No ha habido crítica más feroz a la España de la dictadura que el cine de Berlanga, un pueblo oscuro, patético e ignorante, un mal país capaz de adorar a la virgen y de venderla al mismo tiempo, anticlerical y católico, una España administrativa, funcionaria, fallera y que se retrata en “El verdugo”, en esa conversación entre el candidato y el kiosquero, “si es mi recomendado, usted no se me echa atrás, ¿me entiende?”. Berlanga fue inexorable, mostrando la soledad y la ignorancia, la chulería y la derrota, la amargura y la crueldad del pueblo español. Si algo salva a estas aldeas malditas de Calabuch, Miraflores o Guardamar, metáforas de la España profunda, es precisamente que Berlanga nos lo cuenta, el retrato real de la España de Luis García Berlanga, semilla de crisantemo inseminada por la bestia y probablemente con graves dificultades para salir de este laberinto sin asistencia profesional.
Mucha fama y mucha etiqueta tuvo el maestro de caótico y desordenado, es falso.

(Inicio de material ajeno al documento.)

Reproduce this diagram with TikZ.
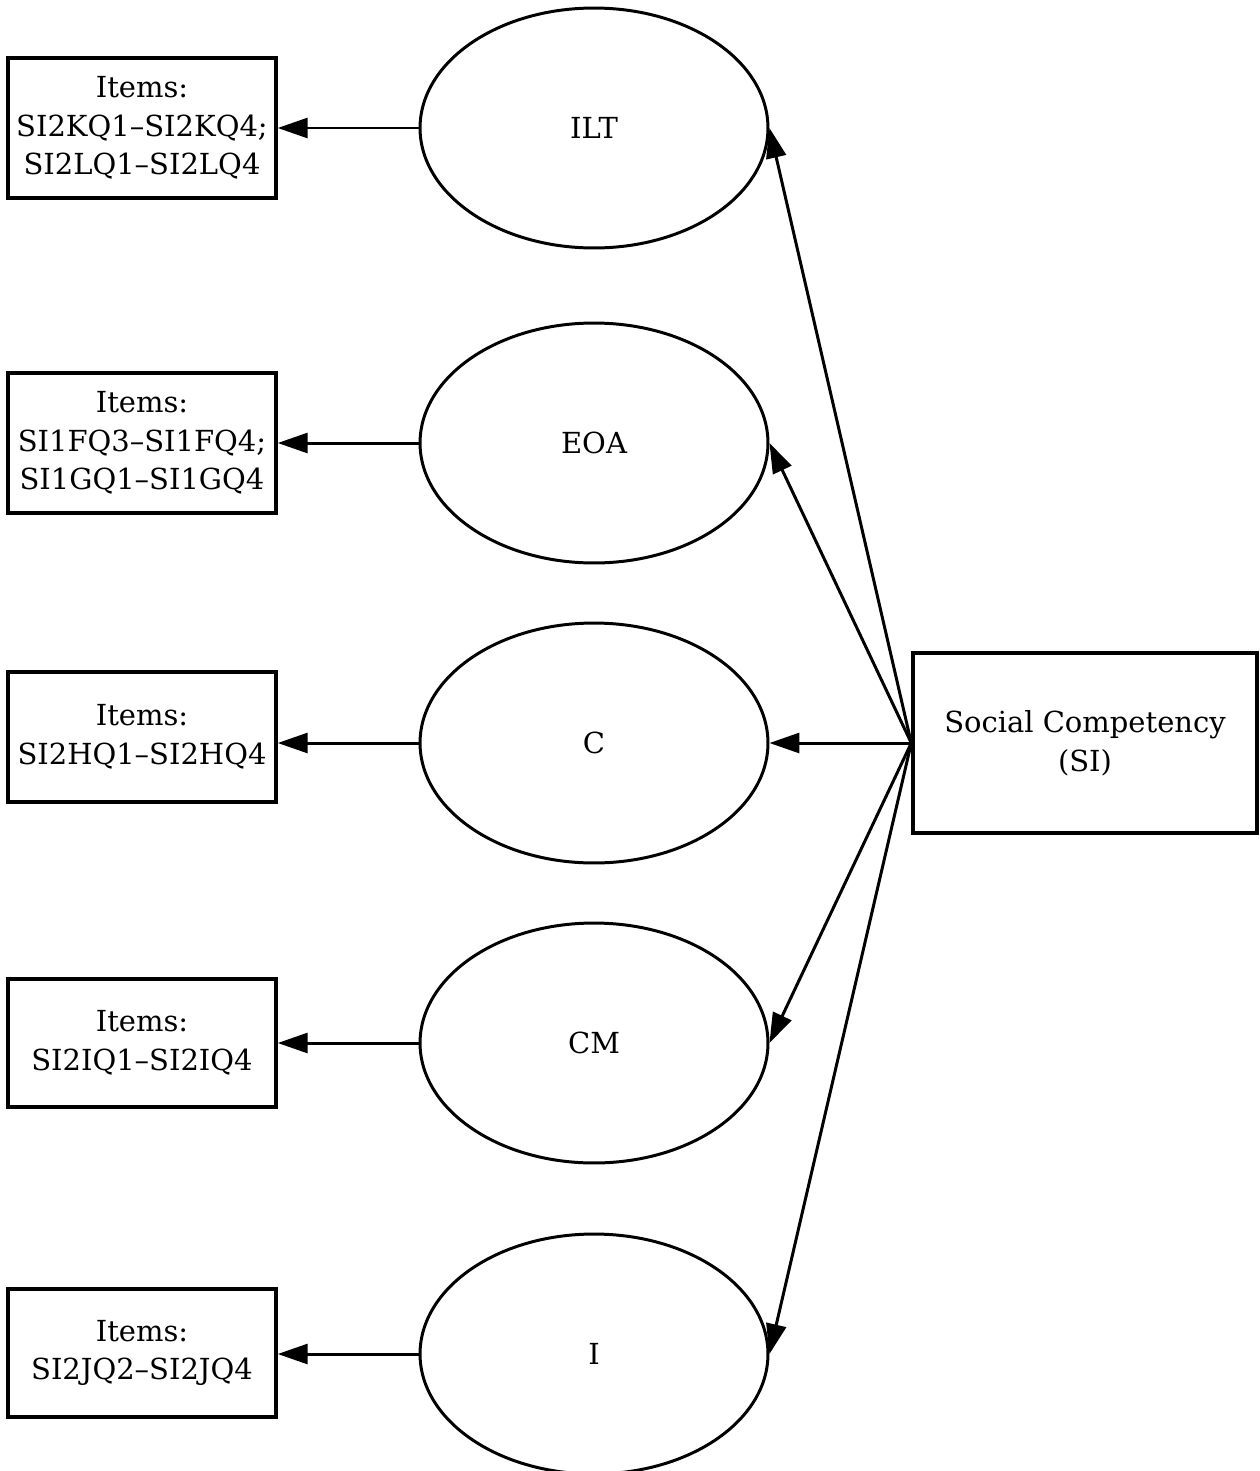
\documentclass[tikz,border=0pt]{standalone}
\usepackage{fontspec}
\setmainfont{DejaVu Serif}
\usetikzlibrary{arrows.meta,shapes.geometric}
\begin{document}
\begin{tikzpicture}[x=0.02cm,y=-0.02cm,
  txt/.style={font=\fontsize{16.5}{22}\selectfont, align=center},
  itembox/.style={txt, draw, line width=2pt, minimum width=5.36cm, inner sep=0pt},
  factor/.style={txt, draw, ellipse, line width=1.7pt, minimum width=6.96cm, minimum height=4.8cm, inner sep=0pt},
  arr/.style={line width=1.7pt, -{Triangle[length=0.6cm,width=0.4cm]}}]
\useasboundingbox (0,0) rectangle (1259,1471);

% first-order factors
\node[factor] (ilt) at (594,128) {ILT};
\node[factor] (eoa) at (594,443) {EOA};
\node[factor] (c)   at (594,743) {C};
\node[factor] (cm)  at (594,1043) {CM};
\node[factor] (i)   at (594,1354) {I};

% item groups
\node[itembox, minimum height=2.8cm] (b1) at (142,128) {Items:\\SI2KQ1–SI2KQ4;\\SI2LQ1–SI2LQ4};
\node[itembox, minimum height=2.8cm] (b2) at (142,443) {Items:\\SI1FQ3–SI1FQ4;\\SI1GQ1–SI1GQ4};
\node[itembox, minimum height=2.6cm] (b3) at (142,737) {Items:\\SI2HQ1–SI2HQ4};
\node[itembox, minimum height=2.56cm] (b4) at (142,1043) {Items:\\SI2IQ1–SI2IQ4};
\node[itembox, minimum height=2.56cm] (b5) at (142,1353) {Items:\\SI2JQ2–SI2JQ4};

% second-order construct
\node[txt, draw, line width=2pt, minimum width=6.88cm, minimum height=3.6cm, inner sep=0pt] (si) at (1085,743) {Social Competency\\(SI)};

% loadings
\foreach \f in {ilt,eoa,c,cm,i}
  \draw[arr] (si.west) -- (\f.east);

\draw[arr] (ilt.west) -- (ilt.west -| b1.east);
\draw[arr] (eoa.west) -- (eoa.west -| b2.east);
\draw[arr] (c.west)   -- (c.west -| b3.east);
\draw[arr] (cm.west)  -- (cm.west -| b4.east);
\draw[arr] (i.west)   -- (i.west -| b5.east);
\end{tikzpicture}
\end{document}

Orden y coherencia ha definido a su filmografía, “Éste ha sido mi último cohete” dijo el sabio científico de Calabuch, sin embargo su última obra duerme en la arqueta 1034, una caja de seguridad de la Caja de las Letras del Instituto Cervantes, cerrada el 27 de mayo de 2008, el contenido no puede desvelarse hasta el 12 de junio de 2021, cuando se cumpla el centenario del cineasta.

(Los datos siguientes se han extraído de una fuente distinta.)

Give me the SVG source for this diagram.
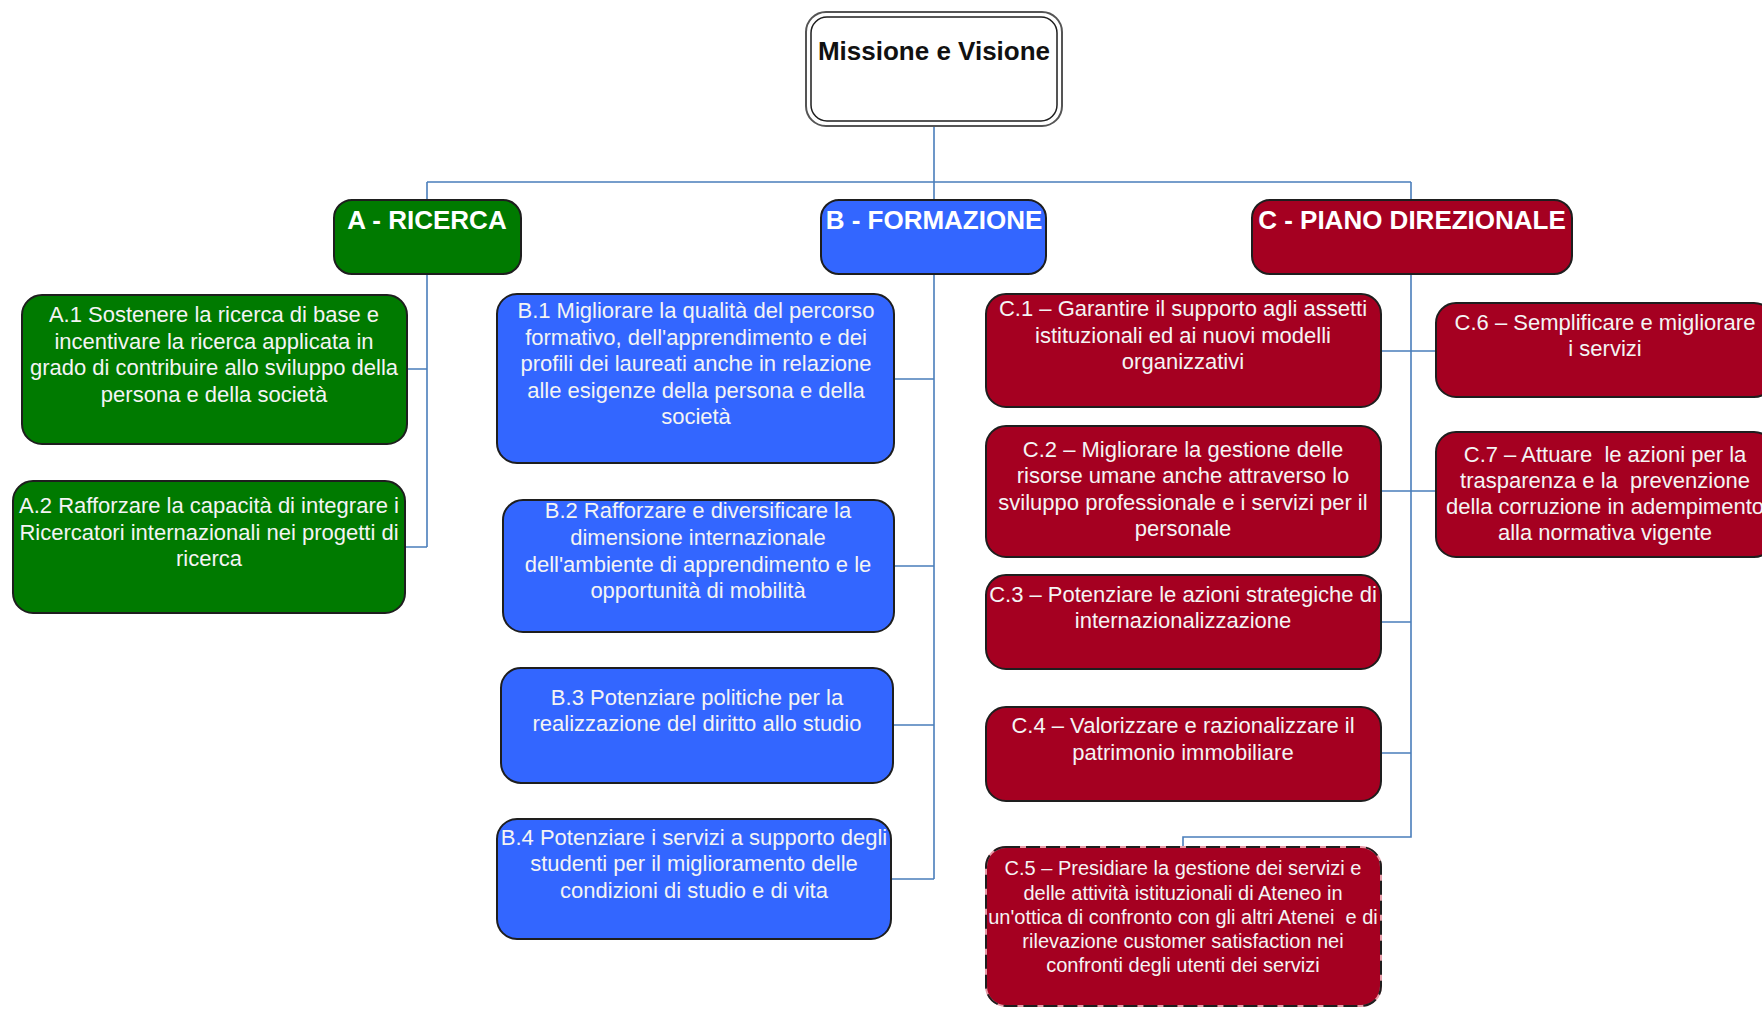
<svg xmlns="http://www.w3.org/2000/svg" width="1762" height="1009" viewBox="0 0 1762 1009">
<style>
.t{font-family:"Liberation Sans",Arial,sans-serif;font-size:22px;fill:#F4F4F4;text-anchor:middle}
.s{font-size:20px}
.h{font-family:"Liberation Sans",Arial,sans-serif;font-size:26px;font-weight:bold;fill:#FFFFFF;text-anchor:middle}
.g{fill:#007A00;stroke:#1E1E1E;stroke-width:2}
.b{fill:#3366FF;stroke:#1E1E1E;stroke-width:2}
.r{fill:#A50021;stroke:#1E1E1E;stroke-width:2}
.c{fill:none;stroke:#4A7EBB;stroke-width:1.6}
</style>
<rect width="1762" height="1009" fill="#FFFFFF"/>
<g id="connectors">
<path class="c" d="M934 126V200M427 182H1411M427 182V200M1411 182V200"/>
<path class="c" d="M427 274V547M406 369H427M404 547H427"/>
<path class="c" d="M934 274V879M894 379H934M894 566H934M893 725H934M891 879H934"/>
<path class="c" d="M1411 274V837H1183V847M1381 351H1436M1381 491H1436M1381 622H1411M1381 753H1411"/>
</g>
<g id="root">
<rect x="806" y="12" width="256" height="114" rx="20" fill="#FFFFFF" stroke="#555555" stroke-width="2"/>
<rect x="811" y="17" width="246" height="104" rx="16" fill="none" stroke="#1E1E1E" stroke-width="1.5"/>
<text x="934" y="60" class="h" style="fill:#111111">Missione e Visione</text>
</g>
<g id="headerA">
<rect class="g" x="334" y="200" width="187" height="74" rx="18"/>
<text class="h" x="427" y="229">A - RICERCA</text>
</g>
<g id="headerB">
<rect class="b" x="821" y="200" width="225" height="74" rx="18"/>
<text class="h" x="934" y="229">B - FORMAZIONE</text>
</g>
<g id="headerC">
<rect class="r" x="1252" y="200" width="320" height="74" rx="18"/>
<text class="h" x="1412" y="229">C - PIANO DIREZIONALE</text>
</g>
<g id="A1">
<rect class="g" x="22" y="295" width="385" height="149" rx="20"/>
<text class="t" x="214" y="322">A.1 Sostenere la ricerca di base e</text>
<text class="t" x="214" y="348.7">incentivare la ricerca applicata in</text>
<text class="t" x="214" y="375.3">grado di contribuire allo sviluppo della</text>
<text class="t" x="214" y="402">persona e della società</text>
</g>
<g id="A2">
<rect class="g" x="13" y="481" width="392" height="132" rx="20"/>
<text class="t" x="209" y="513">A.2 Rafforzare la capacità di integrare i</text>
<text class="t" x="209" y="539.5">Ricercatori internazionali nei progetti di</text>
<text class="t" x="209" y="566">ricerca</text>
</g>
<g id="B1">
<rect class="b" x="497" y="294" width="397" height="169" rx="20"/>
<text class="t" x="696" y="318">B.1 Migliorare la qualità del percorso</text>
<text class="t" x="696" y="344.5">formativo, dell'apprendimento e dei</text>
<text class="t" x="696" y="371">profili dei laureati anche in relazione</text>
<text class="t" x="696" y="397.5">alle esigenze della persona e della</text>
<text class="t" x="696" y="424">società</text>
</g>
<g id="B2">
<rect class="b" x="503" y="500" width="391" height="132" rx="20"/>
<text class="t" x="698" y="518">B.2 Rafforzare e diversificare la</text>
<text class="t" x="698" y="545">dimensione internazionale</text>
<text class="t" x="698" y="572">dell'ambiente di apprendimento e le</text>
<text class="t" x="698" y="598">opportunità di mobilità</text>
</g>
<g id="B3">
<rect class="b" x="501" y="668" width="392" height="115" rx="20"/>
<text class="t" x="697" y="705">B.3 Potenziare politiche per la</text>
<text class="t" x="697" y="731">realizzazione del diritto allo studio</text>
</g>
<g id="B4">
<rect class="b" x="497" y="819" width="394" height="120" rx="20"/>
<text class="t" x="694" y="845">B.4 Potenziare i servizi a supporto degli</text>
<text class="t" x="694" y="871">studenti per il miglioramento delle</text>
<text class="t" x="694" y="897.5">condizioni di studio e di vita</text>
</g>
<g id="C1">
<rect class="r" x="986" y="294" width="395" height="113" rx="20"/>
<text class="t" x="1183" y="316">C.1 – Garantire il supporto agli assetti</text>
<text class="t" x="1183" y="342.5">istituzionali ed ai nuovi modelli</text>
<text class="t" x="1183" y="369">organizzativi</text>
</g>
<g id="C2">
<rect class="r" x="986" y="426" width="395" height="131" rx="20"/>
<text class="t" x="1183" y="456.5">C.2 – Migliorare la gestione delle</text>
<text class="t" x="1183" y="483">risorse umane anche attraverso lo</text>
<text class="t" x="1183" y="509.5">sviluppo professionale e i servizi per il</text>
<text class="t" x="1183" y="536">personale</text>
</g>
<g id="C3">
<rect class="r" x="986" y="575" width="395" height="94" rx="20"/>
<text class="t" x="1183" y="601.5">C.3 – Potenziare le azioni strategiche di</text>
<text class="t" x="1183" y="628">internazionalizzazione</text>
</g>
<g id="C4">
<rect class="r" x="986" y="707" width="395" height="94" rx="20"/>
<text class="t" x="1183" y="733">C.4 – Valorizzare e razionalizzare il</text>
<text class="t" x="1183" y="760">patrimonio immobiliare</text>
</g>
<g id="C5">
<rect x="986" y="847" width="395" height="159" rx="20" fill="#A50021" stroke="#E59AA6" stroke-width="2"/>
<rect x="986" y="847" width="395" height="159" rx="20" fill="none" stroke="#1E1E1E" stroke-width="2" stroke-dasharray="14 6"/>
<text class="t s" x="1183" y="875">C.5 – Presidiare la gestione dei servizi e</text>
<text class="t s" x="1183" y="899.5">delle attività istituzionali di Ateneo in</text>
<text class="t s" x="1183" y="923.5">un'ottica di confronto con gli altri Atenei &#160;e di</text>
<text class="t s" x="1183" y="948">rilevazione customer satisfaction nei</text>
<text class="t s" x="1183" y="972">confronti degli utenti dei servizi</text>
</g>
<g id="C6">
<rect class="r" x="1436" y="303" width="338" height="94" rx="20"/>
<text class="t" x="1605" y="329.5">C.6 – Semplificare e migliorare</text>
<text class="t" x="1605" y="356">i servizi</text>
</g>
<g id="C7">
<rect class="r" x="1436" y="432" width="338" height="125" rx="20"/>
<text class="t" x="1605" y="461.5">C.7 – Attuare &#160;le azioni per la</text>
<text class="t" x="1605" y="487.5">trasparenza e la &#160;prevenzione</text>
<text class="t" x="1605" y="513.5">della corruzione in adempimento</text>
<text class="t" x="1605" y="539.5">alla normativa vigente</text>
</g>
</svg>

¿Qué contendrá? Nadie lo sabe, quizá la última broma de Berlanga. Un sarcasmo, una ironía, unos zapatos de aguja o un camino para salir de Calabuch.
Un mal español dijo el dictador que era Berlanga, porque malo no es el que fusila, secuestra, mutila y castra a todo un pueblo. Berlanga no era bueno porque apuntaba a nuestra verdad, porque nos dijo en qué nos convirtieron, en qué nos hicieron creer y de qué nos privaron.
“Me importa la gente, mis películas son fiel reflejo de la gente que he conocido y de la realidad que he vivido. Me gusta la vida, me da pereza irme. Confieso que tengo miedo, un miedo brutal, la vida al final no es una comedia”.